Pocos personajes ha dado Santeña que tan significativamente la representen en el apartado que ahora tocamos como Frasquito El Gato.
Tan extensa es la lista de sus hechos, dichos y consejas, que todo lo que digamos de él no pasará de mero apunte. Mientras caminó por este túnel de sorpresas que es la vida, casi de todo hizo y casi de todo le ocurrió, pero jamás se dio por vencido. Salvajemente espontáneo, pertenecía a esa casta de seres indómitos nacidos, como los robles, para plantar cara a todos los vientos, y que viven y actúan a golpe de impulsos, convencidos de que la naturaleza tiene unas exigencias que hay que cumplir, sin parar mientes en convencionalismos de ninguna clase. Es verdad que pudo contarse entre los afortunados al no tener que depender de nadie para sacar a su familia adelante. Esto, sin duda, le dio una libertad de acción que muy poca gente tenía y él supo aprovecharla.
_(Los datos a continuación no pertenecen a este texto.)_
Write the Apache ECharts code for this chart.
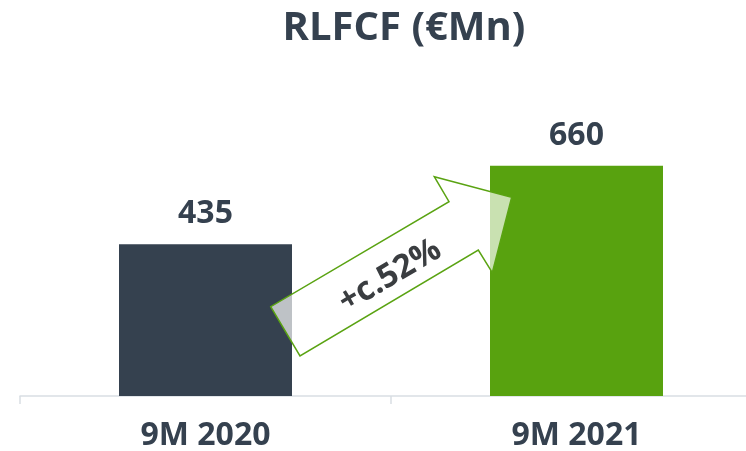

Decía que lo mismo que las orejas están para oír, la lengua está para hablar; y que si hay que decir algo, se dice, aunque sea al lucero del alba; que la verdad tiene un camino y el que se sale de él, desbarra. En cierta ocasión, y por orden del ayuntamiento, se hicieron en la plaza, con obra, unas demarcaciones que dificultaban el paso del ganado y de las caballerías. Frasquito, ni corto ni perezoso, se fue para el secretario y le preguntó quién había dispuesto aquello. El secretario le dijo que la autoridad municipal. Frasquito, amainado un poco por el tono sereno y cortés del secretario, contestó: “Dor Manuel, la educación por delante; pero eso que han hecho es una pollá, lo haga quien lo haga. Y punto”.
Al pan pan y al vino vino. Tal fue su consigna en la vida.